Your task is to locate every line holding the string "chart" and to copy each of them.
========================================================================
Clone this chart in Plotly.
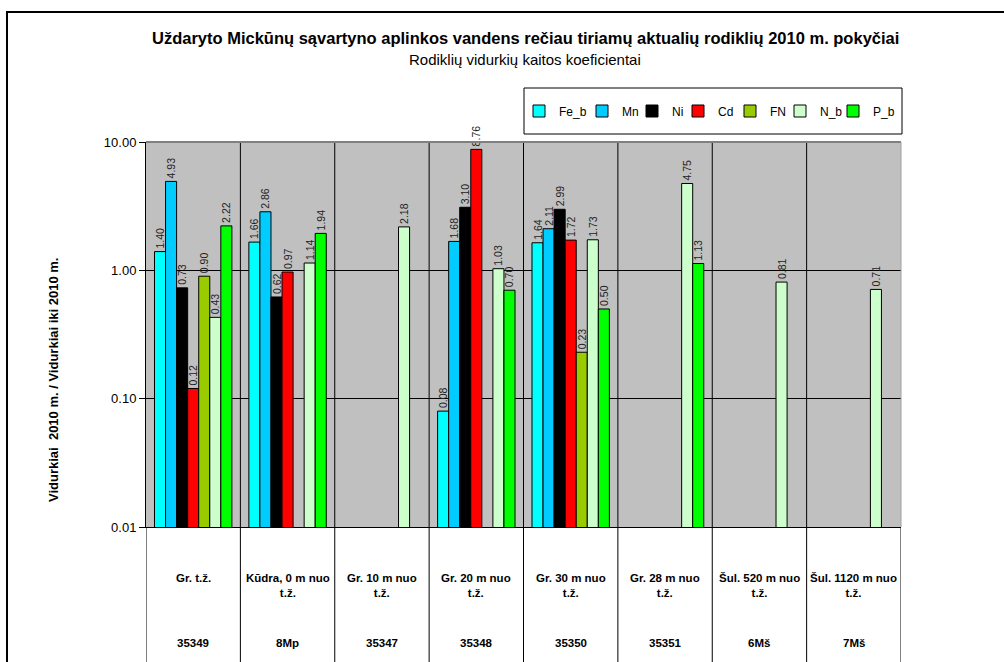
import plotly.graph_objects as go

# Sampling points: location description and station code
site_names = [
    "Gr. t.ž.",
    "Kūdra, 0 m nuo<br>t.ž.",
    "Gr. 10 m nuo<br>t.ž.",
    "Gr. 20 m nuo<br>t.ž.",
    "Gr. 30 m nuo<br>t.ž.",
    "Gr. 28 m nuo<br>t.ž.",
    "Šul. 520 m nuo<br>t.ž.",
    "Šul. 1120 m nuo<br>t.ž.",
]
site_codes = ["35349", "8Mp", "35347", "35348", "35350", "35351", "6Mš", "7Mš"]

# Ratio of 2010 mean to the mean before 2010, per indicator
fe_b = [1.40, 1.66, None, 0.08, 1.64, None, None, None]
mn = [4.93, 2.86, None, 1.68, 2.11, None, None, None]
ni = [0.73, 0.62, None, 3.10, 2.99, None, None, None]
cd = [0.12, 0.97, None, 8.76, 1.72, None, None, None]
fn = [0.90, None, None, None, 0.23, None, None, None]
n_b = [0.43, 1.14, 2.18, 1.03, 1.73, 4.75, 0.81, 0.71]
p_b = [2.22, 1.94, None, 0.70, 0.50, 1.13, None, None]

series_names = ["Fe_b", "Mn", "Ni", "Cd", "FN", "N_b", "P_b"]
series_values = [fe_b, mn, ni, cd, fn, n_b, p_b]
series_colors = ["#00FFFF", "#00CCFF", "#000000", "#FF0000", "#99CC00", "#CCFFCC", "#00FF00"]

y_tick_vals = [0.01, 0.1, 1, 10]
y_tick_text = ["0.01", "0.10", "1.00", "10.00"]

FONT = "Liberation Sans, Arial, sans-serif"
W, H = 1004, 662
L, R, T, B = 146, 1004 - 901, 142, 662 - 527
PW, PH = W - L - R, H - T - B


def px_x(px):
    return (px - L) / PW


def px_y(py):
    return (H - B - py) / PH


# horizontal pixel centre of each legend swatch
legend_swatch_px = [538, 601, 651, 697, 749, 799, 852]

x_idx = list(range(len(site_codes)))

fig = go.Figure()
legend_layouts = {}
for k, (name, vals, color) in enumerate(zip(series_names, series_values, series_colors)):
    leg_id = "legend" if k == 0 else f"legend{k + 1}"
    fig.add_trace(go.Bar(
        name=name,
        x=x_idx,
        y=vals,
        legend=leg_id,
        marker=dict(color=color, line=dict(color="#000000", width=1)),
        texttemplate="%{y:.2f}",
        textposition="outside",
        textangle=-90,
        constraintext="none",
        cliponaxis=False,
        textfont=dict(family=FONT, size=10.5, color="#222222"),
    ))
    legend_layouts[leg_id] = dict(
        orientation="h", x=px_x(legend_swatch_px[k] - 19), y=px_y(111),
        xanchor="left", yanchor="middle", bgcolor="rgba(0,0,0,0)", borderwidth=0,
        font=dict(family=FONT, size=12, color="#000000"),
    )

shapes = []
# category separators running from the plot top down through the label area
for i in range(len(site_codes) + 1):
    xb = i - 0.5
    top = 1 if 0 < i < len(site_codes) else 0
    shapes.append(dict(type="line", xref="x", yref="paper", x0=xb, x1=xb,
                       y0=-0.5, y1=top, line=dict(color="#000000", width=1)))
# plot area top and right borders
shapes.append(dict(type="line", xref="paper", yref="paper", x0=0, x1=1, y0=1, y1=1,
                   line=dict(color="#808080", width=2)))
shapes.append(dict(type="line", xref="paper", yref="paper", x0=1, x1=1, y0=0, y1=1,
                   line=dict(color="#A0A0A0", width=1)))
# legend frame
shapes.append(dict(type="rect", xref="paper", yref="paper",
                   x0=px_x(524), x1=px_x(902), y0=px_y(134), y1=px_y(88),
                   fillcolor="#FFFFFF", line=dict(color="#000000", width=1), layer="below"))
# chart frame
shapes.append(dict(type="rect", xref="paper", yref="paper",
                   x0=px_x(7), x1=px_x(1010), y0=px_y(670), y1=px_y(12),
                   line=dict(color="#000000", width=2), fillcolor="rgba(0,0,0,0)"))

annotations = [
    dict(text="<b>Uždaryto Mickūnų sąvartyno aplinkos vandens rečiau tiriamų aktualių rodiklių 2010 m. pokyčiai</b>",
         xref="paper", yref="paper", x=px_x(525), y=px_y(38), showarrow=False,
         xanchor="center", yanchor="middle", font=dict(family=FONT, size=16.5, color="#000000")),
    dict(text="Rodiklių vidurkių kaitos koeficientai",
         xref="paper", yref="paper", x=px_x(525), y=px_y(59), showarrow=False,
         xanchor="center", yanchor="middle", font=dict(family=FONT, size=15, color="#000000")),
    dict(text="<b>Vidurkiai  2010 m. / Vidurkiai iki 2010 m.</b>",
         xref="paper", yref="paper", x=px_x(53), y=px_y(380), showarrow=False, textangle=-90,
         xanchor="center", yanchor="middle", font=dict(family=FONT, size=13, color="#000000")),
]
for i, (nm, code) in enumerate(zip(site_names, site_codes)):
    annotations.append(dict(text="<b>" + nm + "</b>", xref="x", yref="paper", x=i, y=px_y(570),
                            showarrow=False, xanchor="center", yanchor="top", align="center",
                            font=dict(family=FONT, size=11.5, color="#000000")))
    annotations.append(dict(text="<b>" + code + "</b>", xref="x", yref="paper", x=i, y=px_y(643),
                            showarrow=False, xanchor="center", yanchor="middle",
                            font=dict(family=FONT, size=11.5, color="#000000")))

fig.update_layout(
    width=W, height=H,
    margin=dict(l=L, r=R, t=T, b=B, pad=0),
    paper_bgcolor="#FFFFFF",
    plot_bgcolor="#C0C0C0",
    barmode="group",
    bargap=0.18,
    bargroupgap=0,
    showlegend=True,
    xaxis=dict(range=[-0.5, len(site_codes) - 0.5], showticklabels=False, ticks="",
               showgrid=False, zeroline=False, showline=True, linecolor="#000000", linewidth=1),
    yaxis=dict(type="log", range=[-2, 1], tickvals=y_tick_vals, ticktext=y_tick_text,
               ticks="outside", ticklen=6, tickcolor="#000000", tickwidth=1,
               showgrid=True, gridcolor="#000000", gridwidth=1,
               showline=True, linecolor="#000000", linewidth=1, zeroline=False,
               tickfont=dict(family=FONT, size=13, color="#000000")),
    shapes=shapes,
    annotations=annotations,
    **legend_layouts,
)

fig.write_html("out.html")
========================================================================
Finished task -
Clone this chart in Plotly.
# chart frame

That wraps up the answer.